Guest post by Ian Hinton-Smith

Jazzy, dubby, experimental, ambient, joyous, meditative and so much more. Fans of Mariah’s Utakata No Hibi will be visiting familiar territory here, as Shimizu is also the brain behind that long-awaited reissue from Palto Flats. There’s the same simplicity and attention to detail present on Kakashi and, having been released a year before Utakata, it appears to have been a learning exercise for Shimizu.

For starters, check out the repetitive marimba lines weaving throughout the space-jazz-dub of “Umi No Ue Kara” (a personal favourite) for a whole eight minutes, acting as bamboo scaffolding for drips of guitar and Shimizu’s sax lines which drift around it like a fine mist. Total masterful simplicity.

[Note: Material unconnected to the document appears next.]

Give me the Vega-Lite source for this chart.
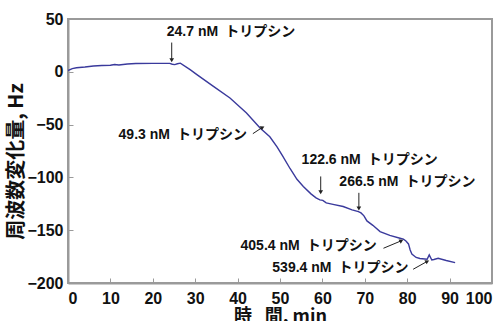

Elsewhere, expect ambient tracks that suddenly drop into a backstreet Chicago jazz club with dueling brass stabs and hand claps, only to drift out into smoke; abstract 8-bit sampling that could, frankly, send you a bit la-la until it flings you out into cosmic piano territory; uptempo psychedelic drama-ska; and, ultimately, the sound of Mongolian farmers having a stab at Arabic jazz!

Despite sounding a bit all over the place, there’s enough of a thread throughout Kakashi to bind it all together, and after only a couple of listens, I promise you the pieces fall into place.

5 thoughts on “Yasuaki Shimizu – Kakashi, 1982”

  1. I’m hooked these days on Yasuaki Shimizu’s “Dementos” … and on your way how you dig into this variety of music. Your blog is a refreshing source of music, thanks for sharing.